Fast forward to 2020. I live right next door to Fujisawa. I went for some groceries at a supermarket there the other day. The weird little dumpling in the ocean, Enoshima? I’ve cycled to it after work for a bit of a head purge on many an occasion.
The Enoden? Know it very well, now, thanks. Try not to ride it on public holidays & weekends but do like a little trip around some of its lesser frequented spots. Koshigoe is a favourite at the moment, there’s a great couple of restaurants out the front.
(I still haven’t made it to those items of historical interest yet though. Usually if I’m up that way on my bike, I make for the riverside and cycle on down to Totsuka.)
As for my friend who I stayed with over a decade ago? Well, these days he’s a doctor in the UK; he sounded fine the last time I heard from him, and I hope he stays that way.

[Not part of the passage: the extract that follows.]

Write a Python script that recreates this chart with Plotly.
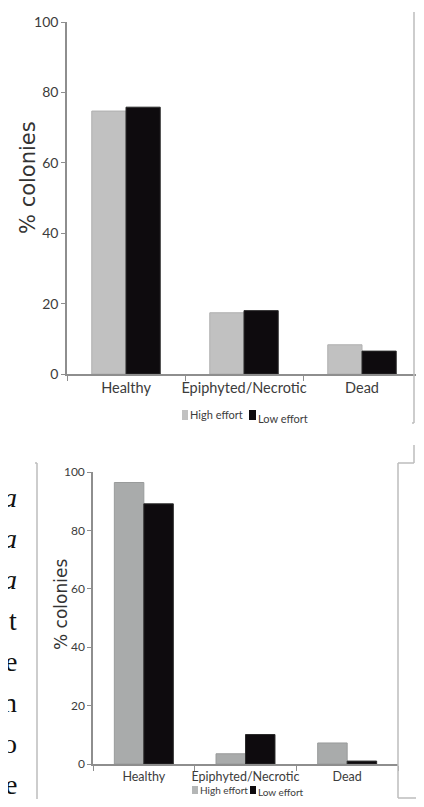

So in many ways, Fujisawa & Fujisawa-honmachi have a little more kick to them that my nondescript notes and account above might not reveal. In fact, it’s only something I’ve recently started to realize myself.
It’s starting to feel like these daft tales of journeys to random stations around Japan will coalesce, in the end, not into one story about about cool undiscovered parts of the Japanese countryside; rather, they’re merging into one narrative about how life takes you to places you never really expect, despite any plans you might have to the contrary.
That’s not necessarily a bad thing or a good thing: it just is what it is.